In 371 C.E., the Roman Empire adopted Christianity as the official state religion. Roman soldiers spread the official state religion and their interpretation of it wherever they went. Often this meant killing the priests of the local religion, this slaughter included the Druids.
POPE GREGORY
(540-604)
Pope Gregory is credited as being one of the major forces in consolidating the power of the church and Christianizing Europe.
He had 10 000 people baptised in England alone, he also had churches build on the sites of pagan temples. He reasoned that the people would continue to gather at those spots, but instead of worshiping their old deities, they would be led in prayer by one of his priests. In many areas, people developed a hybrid religion - in outward appearance they were Christians, but deep down they still believed in the old faith.
After Gregory's death, the pope and the Catholic church continued to gain power. But a series of different popes woried about the various types of Christianity that were sprouting up.
To keep changes in the church doctrine in check, they employed inquisitors, men who hunted down and imprisoned heretics, Christians whose beliefs or practices varied from what the church prescribed. Some heretics were even put to death. Because of the inquisitions, more and more people became Christians - or said that they were.
PAPAL BULL
In 1484, Pope Innocent VIII wrote a bull, or letter about witches that was reproduced and spread far and wide. He complained that no one was taking the threat posed by witches serious enough. He insisted that everyone help his inquisitors find witches, and threatened anyone who stood in the way.
Some of the people convicted under Pope Innocent's bull may have been practicing witches - wise men and women who have preserved some of the knowledge of the Druids, old pagan practices, and folk beliefs - and some of them probably were not.
A few of the suspected witches were accused merely because they kept cats. Cats were thought to be demons that the devil gave to witches to act as advisers and messengers.
MALLEUS MALLEFICARUM
Pope Innocent's bull paved the way for Heinrich Kramer and Jakob Sprenger to publish the Malleus Malleficarum, (Witches's Hammer) a witch-hunters manual. Kramer and Sprenger, monks who held jobs as inquisitors under Pope Innocent VIII, used the papal bull as the introduction to their book.
The book, which is divided into three parts, came out in 1486 and is credited with starting the mass hysteria of witch prosecutions across Europe.

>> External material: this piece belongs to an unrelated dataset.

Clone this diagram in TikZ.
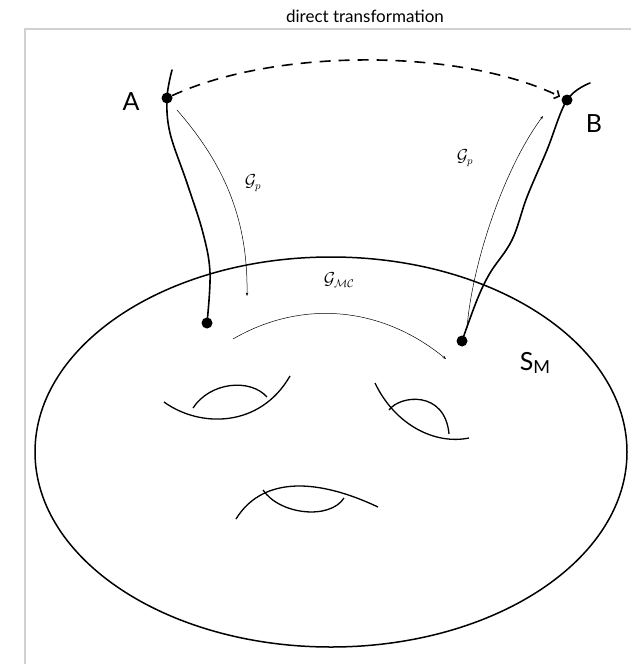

The first part of the Malleus Malleficarum explains how dangerous witches are and that not believing in witches is against church teachings. In the second part of the book, the monks list the types of witches and how their evildoings, which include sexual relations with the devil and the ability to fly, can be counteracted. Finally, the monks demonstrate how to legally try and convict people of witchcraft. The even suggest how to best torture a witch to make suspected witches confess.
Pope Innocent's bull and the Malleus Malleficarum led to the deaths of many people across Europe. Witches today refer to that horrible period in time as the Burning Times. Some scolars estimate that 50 000 people were killed in Europe during the Burning Times, others place the number as high as nine million.
No one knows for sure how many people were hung, burned at the stake, or died as a result of the tests they endured.
Despite persecution, witches and their beliefs survived the severe trial of the Inquisition and the Middle Ages, although the trouble was far from over. Repression continued into the seventeenth century, but it was less widespread.